We become so intrinsically attached to these stories that we forget who we are without them. As a result, we are constantly repeating the same frustrating patterns.


And we do not recognize that because each cycle comes in a new package, wrapped in different paper if you will.


Take me for example. I am constantly trying to figure out my calling, my passion in terms of a career. I have defined my life by wanting to uncover this perfect career the way one might uncover a crock pot. And each and every new vocation I take on, ends in much the same way. The jobs have all been (vastly) different, the bosses have been across the map, but the result is almost always the same. I run on the hamster wheel without ever thinking maybe I need to hop off and run elsewhere.


Like around a park for example. That might offer some lovely fresh perspective.


So now, I invite you to take some time and think about your story, or stories.


Imagine how powerful it could be if you could flip your story around to be positive. If your new story is that you are the person with the exact life you want because it is the reality you have created for yourself. You can do that.


Really.


Oh and by the way, I hope you know I am not saying you are running on the wheel to nowhere or slamming your head into glass windows on purpose.

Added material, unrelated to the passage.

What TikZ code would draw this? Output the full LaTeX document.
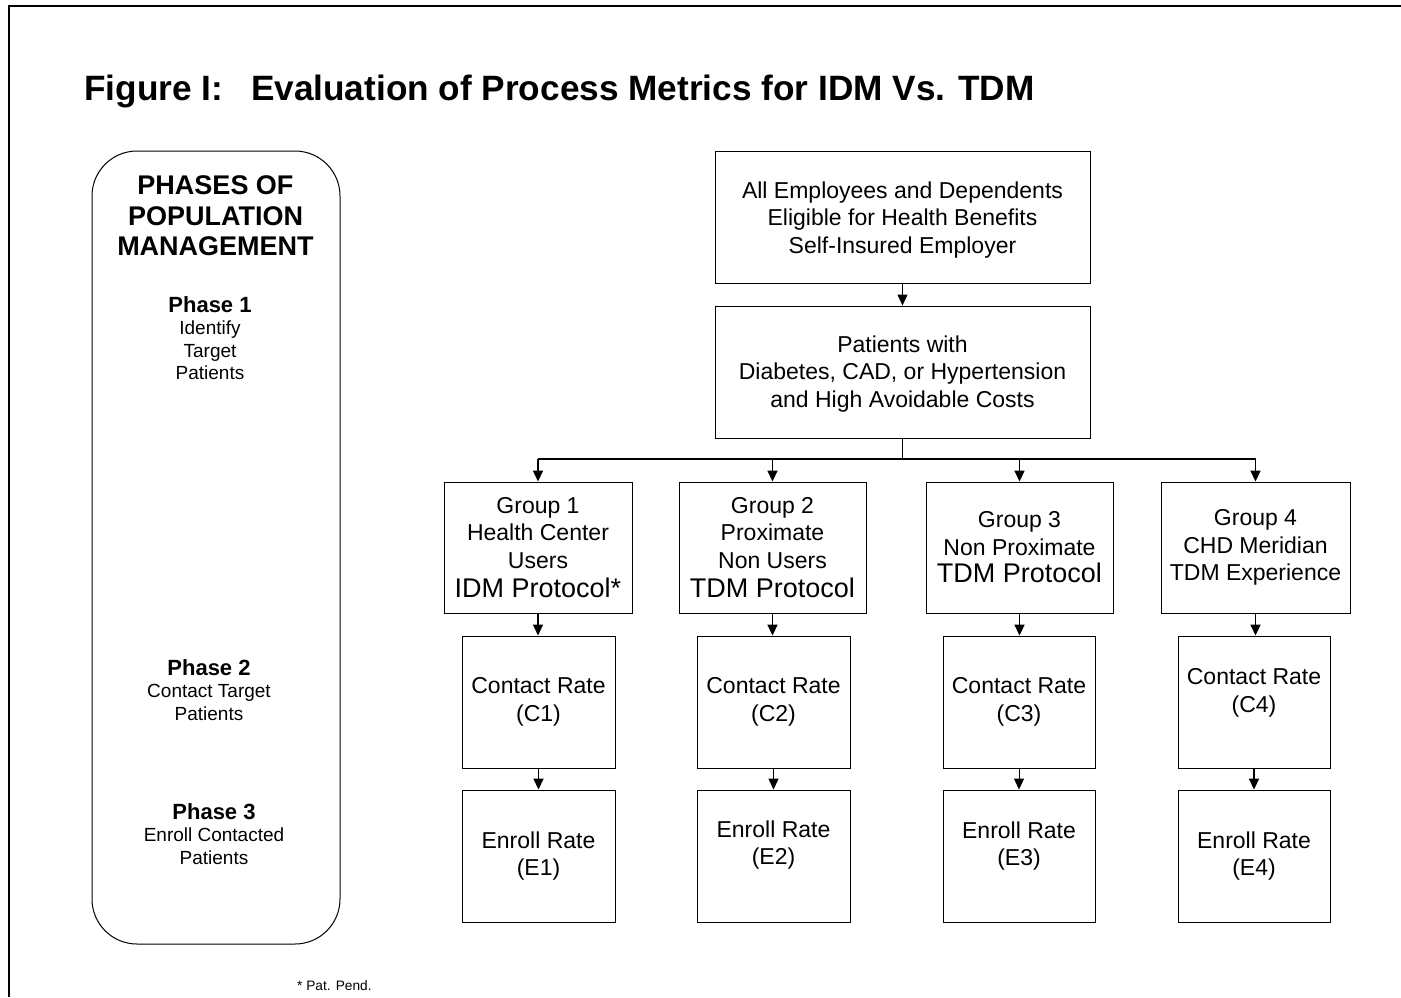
\documentclass[tikz,border=0pt]{standalone}
\usepackage{fontspec}
\setmainfont{Liberation Sans}
\usetikzlibrary{arrows.meta}

\begin{document}
\begin{tikzpicture}[x=1pt,y=-1pt,
  pbox/.style={draw, line width=0.9pt, rectangle, inner sep=0pt, align=center,
               font=\fontsize{23}{27.5}\selectfont},
  txt/.style={inner sep=0pt, align=center, font=\fontsize{23}{27.5}\selectfont},
  arr/.style={-{Triangle[length=11pt,width=10pt]}, line width=1pt},
  arrb/.style={-{Triangle[length=11pt,width=10pt]}, line width=1.6pt},
  hdr/.style={inner sep=0pt, align=center, font=\fontsize{27}{30.5}\selectfont\bfseries},
  phase/.style={inner sep=0pt, align=center, font=\fontsize{19}{22.5}\selectfont}
]
\useasboundingbox (0,0) rectangle (1401,997);

% outer frame (top and left edges)
\draw[line width=1.6pt] (9,997) -- (9,6) -- (1401,6);

% title
\node[anchor=base west, inner sep=0pt, font=\fontsize{35.2}{40}\selectfont\bfseries]
  (title) at (84,100) {Figure I:\hspace{28pt}Evaluation of Process Metrics for IDM Vs. TDM};

% phases panel
\node[draw, line width=1pt, rounded corners=45pt, minimum width=248, minimum height=793,
      inner sep=0pt] (phases) at (216,547.5) {};
\node[hdr] (phhdr) at (215.5,216) {PHASES OF\\POPULATION\\MANAGEMENT};
\node[phase] (ph1) at (210,338) {{\fontsize{22}{24}\selectfont\bfseries Phase 1}\\Identify\\Target\\Patients};
\node[phase] (ph2) at (209,690) {{\fontsize{22}{24}\selectfont\bfseries Phase 2}\\Contact Target\\Patients};
\node[phase] (ph3) at (214,834) {{\fontsize{22}{24}\selectfont\bfseries Phase 3}\\Enroll Contacted\\Patients};

% population boxes
\node[pbox, minimum width=375, minimum height=132] (pop) at (902.5,217) {};
\node[txt] (popt) at (902.5,220)
  {All Employees and Dependents\\Eligible for Health Benefits\\Self-Insured Employer};
\node[pbox, minimum width=375, minimum height=132] (pat) at (902.5,372) {};
\node[txt] (patt) at (902.5,374)
  {Patients with\\Diabetes, CAD, or Hypertension\\and High Avoidable Costs};

% group boxes
\node[pbox, minimum width=188, minimum height=131] (g1) at (538,547.5)
  {Group 1\\Health Center\\Users\\[2pt]{\fontsize{27}{30}\selectfont IDM Protocol*}};
\node[pbox, minimum width=187, minimum height=131] (g2) at (772.5,547.5)
  {Group 2\\Proximate\\Non Users\\[2pt]{\fontsize{27}{30}\selectfont TDM Protocol}};
\node[pbox, minimum width=187, minimum height=131] (g3) at (1019.5,547.5)
  {Group 3\\Non Proximate\\{\fontsize{27}{30}\selectfont TDM Protocol}};
\node[pbox, minimum width=189, minimum height=131] (g4) at (1255.5,547.5)
  {Group 4\\CHD Meridian\\TDM Experience};

% contact rate boxes
\node[pbox, minimum width=153, minimum height=132] (c1) at (538.5,702) {Contact Rate\\(C1)};
\node[pbox, minimum width=153, minimum height=132] (c2) at (773.5,702) {Contact Rate\\(C2)};
\node[pbox, minimum width=152, minimum height=132] (c3) at (1019,702) {Contact Rate\\(C3)};
\node[pbox, minimum width=152, minimum height=132] (c4) at (1254,702) {};
\node[txt] (c4t) at (1254,693) {Contact Rate\\(C4)};

% enroll rate boxes
\node[pbox, minimum width=153, minimum height=132] (e1) at (538.5,856) {Enroll Rate\\(E1)};
\node[pbox, minimum width=153, minimum height=132] (e2) at (773.5,856) {};
\node[txt] (e2t) at (773.5,845) {Enroll Rate\\(E2)};
\node[pbox, minimum width=152, minimum height=132] (e3) at (1019,856) {};
\node[txt] (e3t) at (1019,846) {Enroll Rate\\(E3)};
\node[pbox, minimum width=152, minimum height=132] (e4) at (1254,856) {Enroll Rate\\(E4)};

% connectors
\draw[arr] (pop.south) -- (pat.north);
\coordinate (bus) at (902.5,459);
\draw[line width=1pt] (pat.south) -- (bus);
\draw[line width=2pt] (g1.north |- bus) -- (g4.north |- bus);
\foreach \g in {g1,g2,g3,g4} {
  \draw[arrb] (\g.north |- bus) -- (\g.north);
}
\draw[arrb] (g1.south) -- (g1.south |- c1.north);
\draw[arrb] (c1.south) -- (e1.north);
\draw[arrb] (g2.south) -- (g2.south |- c2.north);
\draw[arr]  (c2.south) -- (e2.north);
\draw[arrb] (g3.south) -- (g3.south |- c3.north);
\draw[arr]  (c3.south) -- (e3.north);
\draw[arrb] (g4.south) -- (g4.south |- c4.north);
\draw[arrb] (c4.south) -- (e4.north);

% footnote
\node[anchor=base west, inner sep=0pt, font=\fontsize{13.7}{16}\selectfont] (note) at (297,990) {* Pat. Pend.};
\end{tikzpicture}
\end{document}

My wise and wonderful friend Kristyn has taught me that the truth is that we are all doing the best we can with what we have got. And breaking cycles might take some time because you always have the temptation to go back to what you know.


If what you know is a dramatic love life, or low self esteem, or weight issues, then yes, you will likely run back to that ratty old security blanket of a story whenever the going gets tough.


But you can create a new reality. Just know that it takes a conscious decision, some rigorous self examination, and the willingness to let the old story go. And it might be scary to let it go. Even if it is a bad and self-destructive story, it is yours and you have built a life around it. Who are you without it?


Well, I do not know, but I am excited to meet you. Now let’s jump off that hamster wheel, run around the park, and start writing a new story.